=== GIVEN RECORDS ===
+++

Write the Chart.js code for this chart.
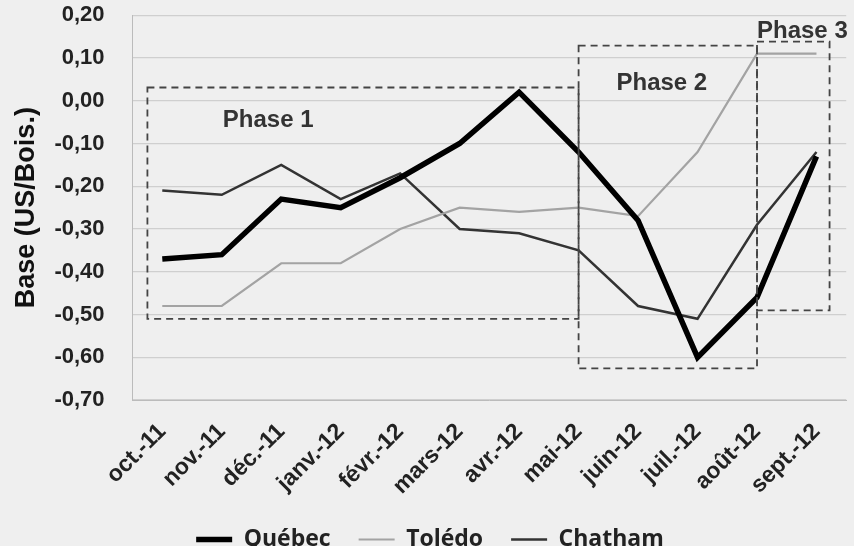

+++

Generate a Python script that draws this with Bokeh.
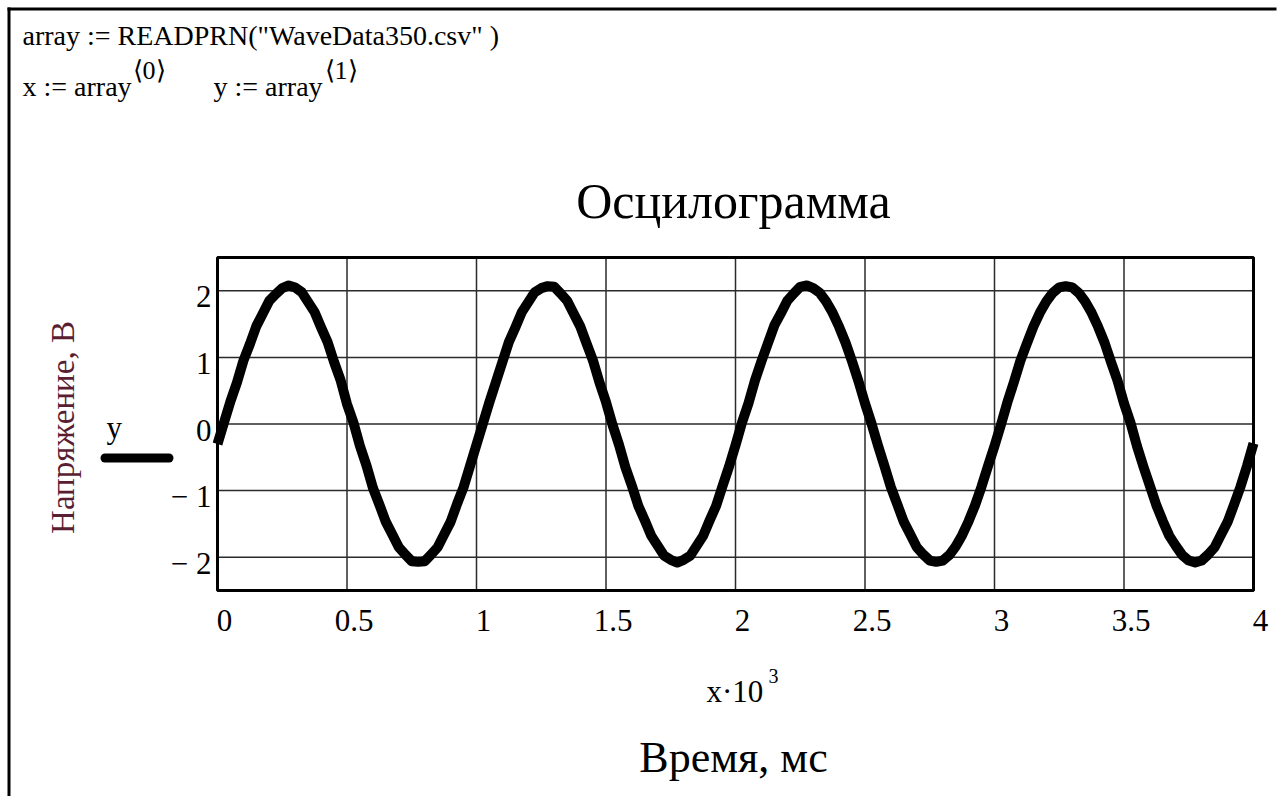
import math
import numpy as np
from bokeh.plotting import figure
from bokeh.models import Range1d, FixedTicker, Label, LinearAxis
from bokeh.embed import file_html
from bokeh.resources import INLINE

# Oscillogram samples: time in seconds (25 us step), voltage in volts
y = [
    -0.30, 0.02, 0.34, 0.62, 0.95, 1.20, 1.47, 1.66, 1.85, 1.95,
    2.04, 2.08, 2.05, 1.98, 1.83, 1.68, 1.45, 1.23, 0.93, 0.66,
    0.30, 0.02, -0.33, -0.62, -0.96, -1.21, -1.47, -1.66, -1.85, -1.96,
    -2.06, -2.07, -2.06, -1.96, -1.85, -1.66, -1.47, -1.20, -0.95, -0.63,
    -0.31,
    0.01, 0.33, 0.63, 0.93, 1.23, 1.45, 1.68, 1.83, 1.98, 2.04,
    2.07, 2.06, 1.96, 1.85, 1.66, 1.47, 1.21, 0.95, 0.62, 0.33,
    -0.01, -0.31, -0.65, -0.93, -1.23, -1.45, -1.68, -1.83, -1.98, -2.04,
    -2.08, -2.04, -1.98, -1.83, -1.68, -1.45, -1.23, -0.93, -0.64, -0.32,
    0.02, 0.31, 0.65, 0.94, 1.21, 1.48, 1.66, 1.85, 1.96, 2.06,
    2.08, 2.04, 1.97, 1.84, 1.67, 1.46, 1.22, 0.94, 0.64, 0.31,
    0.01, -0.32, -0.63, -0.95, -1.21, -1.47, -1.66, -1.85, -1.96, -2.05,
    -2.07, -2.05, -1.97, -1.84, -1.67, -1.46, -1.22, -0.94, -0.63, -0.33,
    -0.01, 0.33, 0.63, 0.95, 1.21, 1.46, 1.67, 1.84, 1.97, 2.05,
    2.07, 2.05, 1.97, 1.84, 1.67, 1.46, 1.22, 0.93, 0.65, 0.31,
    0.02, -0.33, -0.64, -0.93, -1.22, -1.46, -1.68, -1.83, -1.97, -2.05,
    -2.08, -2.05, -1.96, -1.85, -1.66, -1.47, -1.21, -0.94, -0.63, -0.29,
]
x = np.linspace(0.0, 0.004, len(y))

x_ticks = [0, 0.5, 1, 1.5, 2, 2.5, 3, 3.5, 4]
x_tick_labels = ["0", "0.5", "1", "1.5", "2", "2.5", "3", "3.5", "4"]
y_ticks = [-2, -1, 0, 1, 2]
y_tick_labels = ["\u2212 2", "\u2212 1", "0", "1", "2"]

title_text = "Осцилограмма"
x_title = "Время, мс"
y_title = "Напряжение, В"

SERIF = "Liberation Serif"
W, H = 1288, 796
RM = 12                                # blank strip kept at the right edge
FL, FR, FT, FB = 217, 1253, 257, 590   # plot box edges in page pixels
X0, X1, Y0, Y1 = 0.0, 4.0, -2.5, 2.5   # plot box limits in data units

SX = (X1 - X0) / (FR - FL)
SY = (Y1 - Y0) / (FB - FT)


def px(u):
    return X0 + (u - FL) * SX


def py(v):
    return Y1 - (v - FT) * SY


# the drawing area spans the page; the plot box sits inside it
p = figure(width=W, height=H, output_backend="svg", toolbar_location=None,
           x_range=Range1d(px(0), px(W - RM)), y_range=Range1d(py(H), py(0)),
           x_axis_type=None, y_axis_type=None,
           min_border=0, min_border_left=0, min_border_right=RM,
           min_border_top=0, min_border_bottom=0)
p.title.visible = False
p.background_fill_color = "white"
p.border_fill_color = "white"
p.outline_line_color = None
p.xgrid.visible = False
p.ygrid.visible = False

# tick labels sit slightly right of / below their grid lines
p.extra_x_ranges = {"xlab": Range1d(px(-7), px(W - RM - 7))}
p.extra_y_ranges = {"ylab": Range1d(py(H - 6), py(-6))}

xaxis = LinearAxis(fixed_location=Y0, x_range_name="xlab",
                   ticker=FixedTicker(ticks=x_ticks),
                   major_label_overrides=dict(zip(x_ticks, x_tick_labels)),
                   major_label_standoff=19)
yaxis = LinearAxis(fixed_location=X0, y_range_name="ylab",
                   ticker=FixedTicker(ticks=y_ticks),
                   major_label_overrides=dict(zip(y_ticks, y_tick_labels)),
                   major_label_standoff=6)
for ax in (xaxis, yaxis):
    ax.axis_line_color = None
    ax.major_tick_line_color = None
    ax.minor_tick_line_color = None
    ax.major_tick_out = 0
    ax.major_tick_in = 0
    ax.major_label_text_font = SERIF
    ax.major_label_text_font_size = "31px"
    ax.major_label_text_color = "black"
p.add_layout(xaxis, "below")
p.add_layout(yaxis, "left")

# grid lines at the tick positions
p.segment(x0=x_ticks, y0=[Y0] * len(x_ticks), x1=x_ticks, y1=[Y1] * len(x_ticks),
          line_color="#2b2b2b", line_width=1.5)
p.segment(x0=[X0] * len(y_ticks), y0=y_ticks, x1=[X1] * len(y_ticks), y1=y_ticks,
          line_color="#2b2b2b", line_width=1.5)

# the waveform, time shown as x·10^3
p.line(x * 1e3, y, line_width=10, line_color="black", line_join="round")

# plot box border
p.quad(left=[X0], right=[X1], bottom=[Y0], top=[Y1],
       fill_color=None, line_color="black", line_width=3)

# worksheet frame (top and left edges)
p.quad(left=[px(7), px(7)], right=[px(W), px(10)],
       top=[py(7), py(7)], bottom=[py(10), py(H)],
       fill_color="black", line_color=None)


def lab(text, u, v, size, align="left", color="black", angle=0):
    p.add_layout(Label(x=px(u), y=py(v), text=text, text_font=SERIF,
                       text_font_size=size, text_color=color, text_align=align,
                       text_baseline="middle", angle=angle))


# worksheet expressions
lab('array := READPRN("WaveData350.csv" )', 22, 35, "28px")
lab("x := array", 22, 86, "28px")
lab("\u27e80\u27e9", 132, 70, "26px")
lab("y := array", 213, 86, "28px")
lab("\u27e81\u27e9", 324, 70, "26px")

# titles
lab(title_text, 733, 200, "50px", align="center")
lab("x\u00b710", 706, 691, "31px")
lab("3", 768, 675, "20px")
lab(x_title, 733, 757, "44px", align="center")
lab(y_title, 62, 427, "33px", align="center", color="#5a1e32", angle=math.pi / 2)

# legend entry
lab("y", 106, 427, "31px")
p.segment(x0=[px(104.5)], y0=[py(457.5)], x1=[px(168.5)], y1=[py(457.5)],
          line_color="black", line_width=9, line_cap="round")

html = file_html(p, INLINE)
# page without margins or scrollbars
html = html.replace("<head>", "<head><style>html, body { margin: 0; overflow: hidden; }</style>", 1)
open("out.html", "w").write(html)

+++

=== WHAT THE TASK ASKS ===
From the records above, copy exactly the lines starting at the one with "Generate a Python" and ending at the one with "X0, X1, Y0, Y1", and no others. Pictures stay out.

=== EXPECTED ANSWER ===
Generate a Python script that draws this with Bokeh.
import math
import numpy as np
from bokeh.plotting import figure
from bokeh.models import Range1d, FixedTicker, Label, LinearAxis
from bokeh.embed import file_html
from bokeh.resources import INLINE

# Oscillogram samples: time in seconds (25 us step), voltage in volts
y = [
    -0.30, 0.02, 0.34, 0.62, 0.95, 1.20, 1.47, 1.66, 1.85, 1.95,
    2.04, 2.08, 2.05, 1.98, 1.83, 1.68, 1.45, 1.23, 0.93, 0.66,
    0.30, 0.02, -0.33, -0.62, -0.96, -1.21, -1.47, -1.66, -1.85, -1.96,
    -2.06, -2.07, -2.06, -1.96, -1.85, -1.66, -1.47, -1.20, -0.95, -0.63,
    -0.31,
    0.01, 0.33, 0.63, 0.93, 1.23, 1.45, 1.68, 1.83, 1.98, 2.04,
    2.07, 2.06, 1.96, 1.85, 1.66, 1.47, 1.21, 0.95, 0.62, 0.33,
    -0.01, -0.31, -0.65, -0.93, -1.23, -1.45, -1.68, -1.83, -1.98, -2.04,
    -2.08, -2.04, -1.98, -1.83, -1.68, -1.45, -1.23, -0.93, -0.64, -0.32,
    0.02, 0.31, 0.65, 0.94, 1.21, 1.48, 1.66, 1.85, 1.96, 2.06,
    2.08, 2.04, 1.97, 1.84, 1.67, 1.46, 1.22, 0.94, 0.64, 0.31,
    0.01, -0.32, -0.63, -0.95, -1.21, -1.47, -1.66, -1.85, -1.96, -2.05,
    -2.07, -2.05, -1.97, -1.84, -1.67, -1.46, -1.22, -0.94, -0.63, -0.33,
    -0.01, 0.33, 0.63, 0.95, 1.21, 1.46, 1.67, 1.84, 1.97, 2.05,
    2.07, 2.05, 1.97, 1.84, 1.67, 1.46, 1.22, 0.93, 0.65, 0.31,
    0.02, -0.33, -0.64, -0.93, -1.22, -1.46, -1.68, -1.83, -1.97, -2.05,
    -2.08, -2.05, -1.96, -1.85, -1.66, -1.47, -1.21, -0.94, -0.63, -0.29,
]
x = np.linspace(0.0, 0.004, len(y))

x_ticks = [0, 0.5, 1, 1.5, 2, 2.5, 3, 3.5, 4]
x_tick_labels = ["0", "0.5", "1", "1.5", "2", "2.5", "3", "3.5", "4"]
y_ticks = [-2, -1, 0, 1, 2]
y_tick_labels = ["\u2212 2", "\u2212 1", "0", "1", "2"]

title_text = "Осцилограмма"
x_title = "Время, мс"
y_title = "Напряжение, В"

SERIF = "Liberation Serif"
W, H = 1288, 796
RM = 12                                # blank strip kept at the right edge
FL, FR, FT, FB = 217, 1253, 257, 590   # plot box edges in page pixels
X0, X1, Y0, Y1 = 0.0, 4.0, -2.5, 2.5   # plot box limits in data units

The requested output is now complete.